Various messages provided in the system to provide the broadcast service and a method for providing the broadcast service will now be described in detail hereinbelow. The HRPD system transmits packet transmission information for receipt of a broadcast physical layer packet (hereinafter simply referred to as “packet”) for BCMCS using an overhead signaling message, for example a broadcast overhead message. The overhead signaling message includes therein a BCMC flow ID transmitted in the cell, information on Frequency Allocation (FA) for transmitting each BCMCS packet, position information of transmission slots, a data rate, the number of transmission slots, and Reed-Solomon (RS) coding information. A mobile station, after receiving the BCMCS overhead message, receives a corresponding packet in a corresponding slot using transmission information of the BCMCS packet that the user desires to receive.
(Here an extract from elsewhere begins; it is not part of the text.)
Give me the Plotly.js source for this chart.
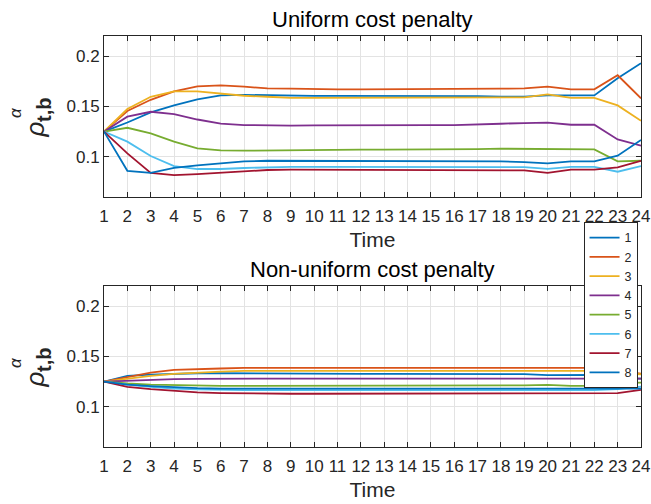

Generally, because the BCMCS transmits the same information to a plurality of mobile stations, every base station transmits the same packets in a BCMCS slot in order to provide the BCMCS in the mobile communication system. The mobile station receives the packets from the base stations at once, and increases its reception performance through soft combining, noticeably increasing the performance compared with the method of receiving packets using a signal received from one cell.
The BCMCS transmits data over multiple slots by using the same transmission format in each slot. In this case, the BCMCS increases the number of retransmissions in the area where the reception performance is lower. The BCMCS uses the same transmission format, in other words the same OFDM symbol structure or modulation scheme, even in the area where the number of transmissions slots increases.
A structure of the OFDM symbol used in the BCMCS is designed taking into account the surrounding environment such as the maximum signal delay in the area where the receiver is located. Therefore, at the retransmission time, only some neighbor cells participate in the retransmission, reducing the maximum signal delay value of the OFDM signal that the receiver desires to receive. Generally, a Cyclic Prefix (CP) is inserted in the OFDM symbol taking the maximum signal delay into consideration. A size of the CP depends upon the possible amount of transmission data. That is, an increase in the size of the CP causes a decrease in the possible amount of transmission data, and a decrease in the size of the CP increases the possible amount of transmission data. However, the current BCMCS scheme does not take the changed surrounding environment into account during retransmission, and uses the fixed transmission format. As a result, the CP is set unnecessarily long, causing a waste of radio resources.
Accordingly, there is a need for an improved apparatus and method for transmitting and receiving broadcast data in a mobile communication system.